Petra + Jordan in 5 Days on a Budget
Five days is where Jordan stops being a Petra day trip with padding and starts being a real country loop: a day in Amman, a scenic transfer south, both Petra days done properly, and Wadi Rum at the end. Shorter on time? The 4 day version drops Amman; the 6 day and 7 day versions add the Dead Sea and Jerash onto this same spine.
Book these before you go:
- Buy the Jordan Pass Explorer tier online, 75 JOD, before you land
- Check Amman hotel rates for the first night near Rainbow Street or downtown
- Check Wadi Musa guesthouse rates for both Petra nights
- Book a Wadi Rum jeep tour and camp , roughly 60-65 JD a person all-in
| Day | Focus | Distance / drive time |
|---|---|---|
| Day 1 | Amman | at destination |
| Day 2 | King’s Highway south | ~220km / 4.5-5h with stops |
| Day 3 | The Siq and the Treasury | 0km, on foot inside the site |
| Day 4 | The Monastery, then Petra by Night | 0km, on foot inside the site |
| Day 5 | Wadi Rum, then depart | Petra-Wadi Rum ~110km / 1.5-2h |
Where to sleep
Amman for one night, a mid-range hotel near Rainbow Street or downtown is plenty. Wadi Musa guesthouses (Petra Guest House, Petra Moon Hotel) for the Petra nights, well under Movenpick pricing and a short walk to the Visitor Center gate. Wadi Rum’s night is bundled into the jeep-tour package, budget roughly 60 to 65 JD a person for tour plus camp combined.
Day 1: Amman
Most nationalities get a visa on arrival at Queen Alia International, waived if you’re using the Jordan Pass correctly. Spend the afternoon at the Amman Citadel (about 3 JD) and downtown’s Roman Theatre (about 2 JD), both walkable from the older part of the city and covered by the Pass. Treat this as your buffer day too; better to lose slack here than on a Petra day if a flight runs late.

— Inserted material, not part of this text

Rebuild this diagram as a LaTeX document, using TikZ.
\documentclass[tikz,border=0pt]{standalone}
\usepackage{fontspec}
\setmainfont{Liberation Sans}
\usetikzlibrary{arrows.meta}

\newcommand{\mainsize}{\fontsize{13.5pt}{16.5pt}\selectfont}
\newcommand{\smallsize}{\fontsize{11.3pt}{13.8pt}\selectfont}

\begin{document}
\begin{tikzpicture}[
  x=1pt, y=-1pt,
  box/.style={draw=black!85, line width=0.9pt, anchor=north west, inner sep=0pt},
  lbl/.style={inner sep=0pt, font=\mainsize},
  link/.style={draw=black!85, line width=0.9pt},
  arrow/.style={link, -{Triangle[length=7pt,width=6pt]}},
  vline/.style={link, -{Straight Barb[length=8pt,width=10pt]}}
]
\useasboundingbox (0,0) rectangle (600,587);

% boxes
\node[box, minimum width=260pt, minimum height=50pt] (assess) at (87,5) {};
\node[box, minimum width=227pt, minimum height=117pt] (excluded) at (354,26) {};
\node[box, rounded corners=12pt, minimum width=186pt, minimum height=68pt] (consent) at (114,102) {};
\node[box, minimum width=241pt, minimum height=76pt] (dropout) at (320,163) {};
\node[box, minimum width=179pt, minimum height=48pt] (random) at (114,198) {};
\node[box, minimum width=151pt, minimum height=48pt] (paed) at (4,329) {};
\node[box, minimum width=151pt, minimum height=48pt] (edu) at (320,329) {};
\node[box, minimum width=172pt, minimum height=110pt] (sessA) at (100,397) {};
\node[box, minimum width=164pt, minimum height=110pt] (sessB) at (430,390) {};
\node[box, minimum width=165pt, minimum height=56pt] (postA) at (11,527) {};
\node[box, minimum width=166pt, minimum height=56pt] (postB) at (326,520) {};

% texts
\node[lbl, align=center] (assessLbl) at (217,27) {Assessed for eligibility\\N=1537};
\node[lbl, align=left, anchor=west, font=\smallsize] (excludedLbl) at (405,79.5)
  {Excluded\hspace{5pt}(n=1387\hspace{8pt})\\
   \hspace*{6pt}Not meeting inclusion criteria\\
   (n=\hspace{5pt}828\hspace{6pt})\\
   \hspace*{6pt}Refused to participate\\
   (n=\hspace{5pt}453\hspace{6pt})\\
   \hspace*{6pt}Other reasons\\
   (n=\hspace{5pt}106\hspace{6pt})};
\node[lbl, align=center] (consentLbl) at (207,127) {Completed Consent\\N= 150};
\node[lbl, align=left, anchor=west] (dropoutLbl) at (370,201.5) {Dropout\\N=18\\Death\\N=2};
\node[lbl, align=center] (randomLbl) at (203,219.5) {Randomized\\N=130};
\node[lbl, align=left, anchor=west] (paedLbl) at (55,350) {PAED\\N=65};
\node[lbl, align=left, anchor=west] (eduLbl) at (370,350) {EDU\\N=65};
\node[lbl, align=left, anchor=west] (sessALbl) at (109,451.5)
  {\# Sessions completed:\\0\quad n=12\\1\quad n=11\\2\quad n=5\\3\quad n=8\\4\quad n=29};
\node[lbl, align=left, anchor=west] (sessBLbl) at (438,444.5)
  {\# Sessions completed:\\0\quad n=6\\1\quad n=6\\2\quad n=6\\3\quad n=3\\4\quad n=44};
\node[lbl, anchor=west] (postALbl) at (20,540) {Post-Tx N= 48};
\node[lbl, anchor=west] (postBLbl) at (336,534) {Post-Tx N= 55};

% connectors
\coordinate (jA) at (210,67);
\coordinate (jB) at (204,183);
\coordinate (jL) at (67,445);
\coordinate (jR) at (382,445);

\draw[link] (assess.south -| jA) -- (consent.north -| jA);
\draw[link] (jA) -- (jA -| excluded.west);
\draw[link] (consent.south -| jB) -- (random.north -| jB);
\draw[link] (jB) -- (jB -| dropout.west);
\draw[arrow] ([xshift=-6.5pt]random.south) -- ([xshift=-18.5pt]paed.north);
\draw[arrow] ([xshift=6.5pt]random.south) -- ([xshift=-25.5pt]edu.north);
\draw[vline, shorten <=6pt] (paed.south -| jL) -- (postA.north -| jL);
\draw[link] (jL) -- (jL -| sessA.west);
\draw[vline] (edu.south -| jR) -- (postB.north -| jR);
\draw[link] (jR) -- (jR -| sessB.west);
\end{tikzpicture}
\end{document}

Day 2: King’s Highway south
Hire a private car or driver for this leg; the King’s Highway (4.5 to 5 hours with stops, versus 3 to 3.5 on the Desert Highway, which is the only route JETT’s Amman-Petra bus actually runs) trades speed for Dana Biosphere Reserve’s canyon scenery, about 1 to 1.5 hours in, and Kerak Castle, 2 JOD to enter and free with the Jordan Pass, per official entrance fee listings . Arrive in Wadi Musa by evening.

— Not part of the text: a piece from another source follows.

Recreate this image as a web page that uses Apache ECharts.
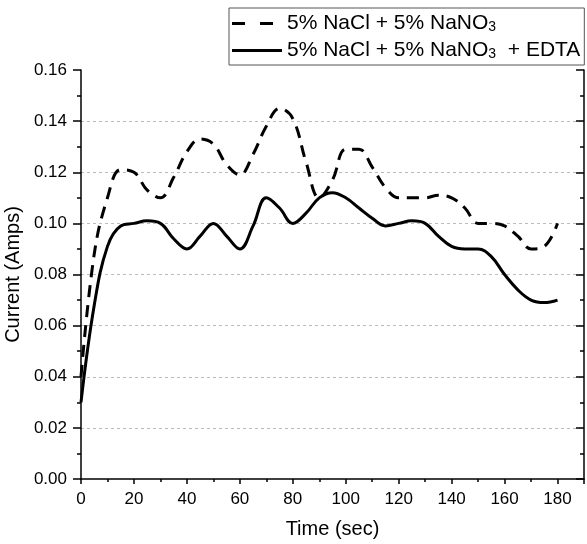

Day 3: The Siq and the Treasury
Get to the Visitor Center at opening. The Siq is a 1.2km gorge, walls up to 200m, a 30 to 40 minute walk to the Treasury (Al-Khazneh), a Nabataean royal tomb facade from around the 1st century, not an actual treasury and not a building with rooms behind the carving; the name comes from a legend about gold hidden in the stone urn on top. Spend the afternoon at the Royal Tombs and the Street of Facades. Skip any horse or donkey pitched near the entrance; the ride is sold as included, then a driver demands 20 to 50 JOD in tips at the end.
Day 4: The Monastery, then Petra by Night
Start before 8am for the Monastery (Ad-Deir), over 800 rock-cut steps and a real 45 to 60 minute climb each way, larger than the Treasury and far less crowded up top. In the evening, check locally whether Petra by Night is running; it’s a separate ticket around 30 JOD, has had a patchy schedule since a 2025 relaunch, so confirm rather than plan around it blindly.
Day 5: Wadi Rum, then depart
Transfer south in the morning, 1.5 to 2 hours from Wadi Musa. Entry to the protected area is 5 JD, waived with the Jordan Pass. A full-day jeep tour plus overnight camp runs roughly 60 to 65 JD a person and covers the dunes and rock arches. Head back toward Amman for your flight, or continue to Aqaba, roughly 2 to 2.5 hours further, if you’re flying out of King Hussein International instead.
Is 5 days enough to see Amman properly, not just Petra?
One day covers the Citadel and Roman Theatre comfortably, which is the core of what most visitors want from Amman on a Petra-anchored trip. It’s not enough for Jerash or the Dead Sea as well; those need a 6th or 7th day, which is exactly what the longer versions of this itinerary add.
Does 5 nights clear the Jordan Pass visa waiver comfortably?
Yes, with room to spare. The waiver needs the Pass bought online before arrival and at least 2 nights and 3 days in Jordan; a 5-night trip clears that easily, so the Pass is close to a strict upgrade over paying the standalone visa fee and Petra entry separately.
Carry more water than seems necessary at every stop, and keep small dinar notes on hand for kiosks and tea stalls that won’t break a large bill. In winter, treat any Siq closure notice as final rather than optional; flash floods move fast through that gorge and Petra has closed on short notice for exactly that reason before.